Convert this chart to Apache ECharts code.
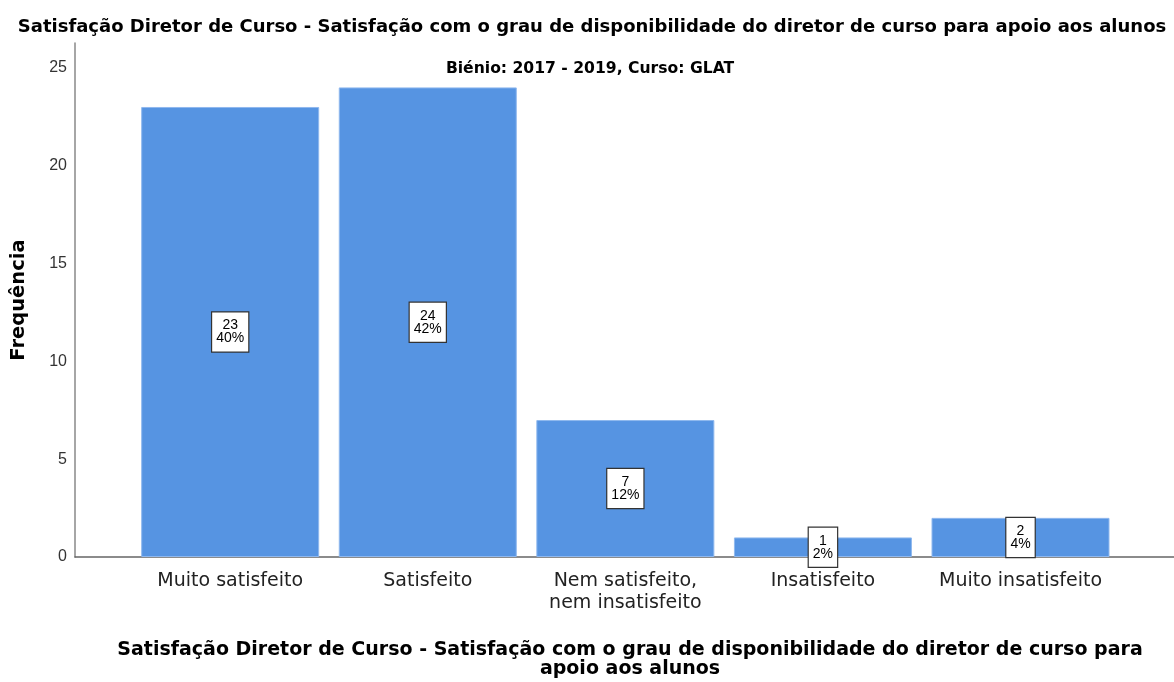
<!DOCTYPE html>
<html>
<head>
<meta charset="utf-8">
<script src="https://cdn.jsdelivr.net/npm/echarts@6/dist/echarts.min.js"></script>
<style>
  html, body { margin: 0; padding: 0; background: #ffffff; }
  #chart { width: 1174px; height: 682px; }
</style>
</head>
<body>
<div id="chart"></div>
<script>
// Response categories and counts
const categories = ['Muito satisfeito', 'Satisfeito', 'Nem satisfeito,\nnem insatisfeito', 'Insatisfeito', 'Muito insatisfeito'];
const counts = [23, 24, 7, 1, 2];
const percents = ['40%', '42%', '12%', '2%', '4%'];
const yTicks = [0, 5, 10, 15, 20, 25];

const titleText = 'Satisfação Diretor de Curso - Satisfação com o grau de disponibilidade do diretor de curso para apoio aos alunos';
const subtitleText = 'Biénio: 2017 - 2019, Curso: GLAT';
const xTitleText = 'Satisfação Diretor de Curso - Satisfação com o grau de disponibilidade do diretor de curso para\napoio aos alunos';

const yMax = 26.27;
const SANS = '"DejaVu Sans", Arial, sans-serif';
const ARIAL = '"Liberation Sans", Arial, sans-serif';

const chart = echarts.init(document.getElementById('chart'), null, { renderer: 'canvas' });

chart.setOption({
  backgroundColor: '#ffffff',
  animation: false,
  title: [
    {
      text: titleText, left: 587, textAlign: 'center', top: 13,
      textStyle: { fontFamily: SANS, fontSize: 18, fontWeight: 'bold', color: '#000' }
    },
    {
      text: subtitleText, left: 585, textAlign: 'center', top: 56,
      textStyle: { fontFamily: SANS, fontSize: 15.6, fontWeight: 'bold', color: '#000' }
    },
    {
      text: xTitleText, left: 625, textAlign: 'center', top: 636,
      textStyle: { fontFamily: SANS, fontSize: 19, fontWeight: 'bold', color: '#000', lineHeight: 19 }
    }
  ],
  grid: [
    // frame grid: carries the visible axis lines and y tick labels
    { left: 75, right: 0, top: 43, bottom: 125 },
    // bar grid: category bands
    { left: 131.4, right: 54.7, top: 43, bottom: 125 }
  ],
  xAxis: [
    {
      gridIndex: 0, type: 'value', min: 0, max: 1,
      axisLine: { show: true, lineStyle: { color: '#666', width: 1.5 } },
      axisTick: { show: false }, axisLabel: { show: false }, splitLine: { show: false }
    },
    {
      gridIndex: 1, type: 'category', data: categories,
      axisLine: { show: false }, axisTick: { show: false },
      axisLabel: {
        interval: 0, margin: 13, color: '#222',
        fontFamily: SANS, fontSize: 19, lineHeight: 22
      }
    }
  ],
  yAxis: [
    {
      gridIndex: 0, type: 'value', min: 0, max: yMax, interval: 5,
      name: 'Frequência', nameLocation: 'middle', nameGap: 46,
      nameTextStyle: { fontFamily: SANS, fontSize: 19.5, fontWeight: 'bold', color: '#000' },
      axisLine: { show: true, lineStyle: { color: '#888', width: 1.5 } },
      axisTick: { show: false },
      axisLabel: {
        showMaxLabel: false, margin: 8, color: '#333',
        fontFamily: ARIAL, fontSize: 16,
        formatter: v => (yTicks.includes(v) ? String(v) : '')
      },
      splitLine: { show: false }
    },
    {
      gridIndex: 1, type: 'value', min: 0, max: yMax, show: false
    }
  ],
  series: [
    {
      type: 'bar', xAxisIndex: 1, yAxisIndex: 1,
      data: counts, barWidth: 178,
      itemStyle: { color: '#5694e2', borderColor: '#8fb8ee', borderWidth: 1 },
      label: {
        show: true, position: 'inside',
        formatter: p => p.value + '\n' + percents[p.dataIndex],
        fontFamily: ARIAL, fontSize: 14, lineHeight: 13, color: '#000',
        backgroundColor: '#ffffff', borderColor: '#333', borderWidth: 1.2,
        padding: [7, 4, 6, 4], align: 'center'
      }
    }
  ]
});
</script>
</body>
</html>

* * *

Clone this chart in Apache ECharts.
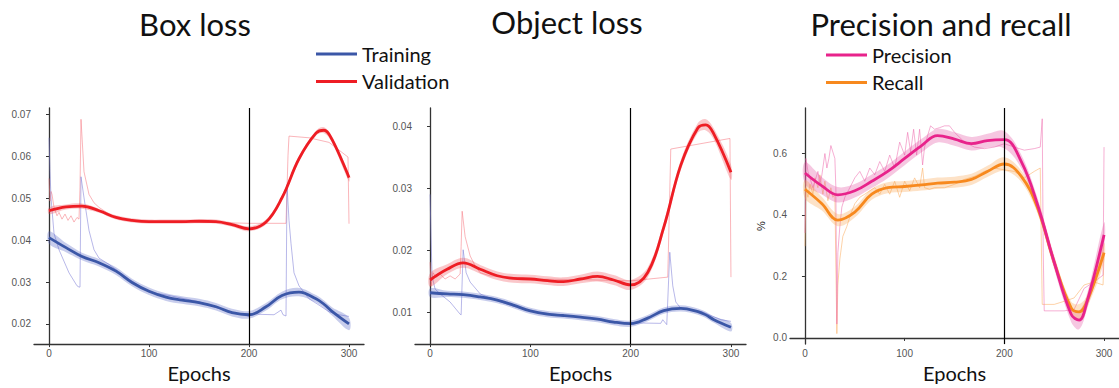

→ **Set exercise**
For the material above, give again only the lines starting at the line that contains "Convert this chart to Apache ECharts code." and ending at the line that contains "const xTitleText = 'Satisfação". Pictures do not belong in the copy.

→ **Worked solution**
Convert this chart to Apache ECharts code.
<!DOCTYPE html>
<html>
<head>
<meta charset="utf-8">
<script src="https://cdn.jsdelivr.net/npm/echarts@6/dist/echarts.min.js"></script>
<style>
  html, body { margin: 0; padding: 0; background: #ffffff; }
  #chart { width: 1174px; height: 682px; }
</style>
</head>
<body>
<div id="chart"></div>
<script>
// Response categories and counts
const categories = ['Muito satisfeito', 'Satisfeito', 'Nem satisfeito,\nnem insatisfeito', 'Insatisfeito', 'Muito insatisfeito'];
const counts = [23, 24, 7, 1, 2];
const percents = ['40%', '42%', '12%', '2%', '4%'];
const yTicks = [0, 5, 10, 15, 20, 25];

const titleText = 'Satisfação Diretor de Curso - Satisfação com o grau de disponibilidade do diretor de curso para apoio aos alunos';
const subtitleText = 'Biénio: 2017 - 2019, Curso: GLAT';
const xTitleText = 'Satisfação Diretor de Curso - Satisfação com o grau de disponibilidade do diretor de curso para\napoio aos alunos';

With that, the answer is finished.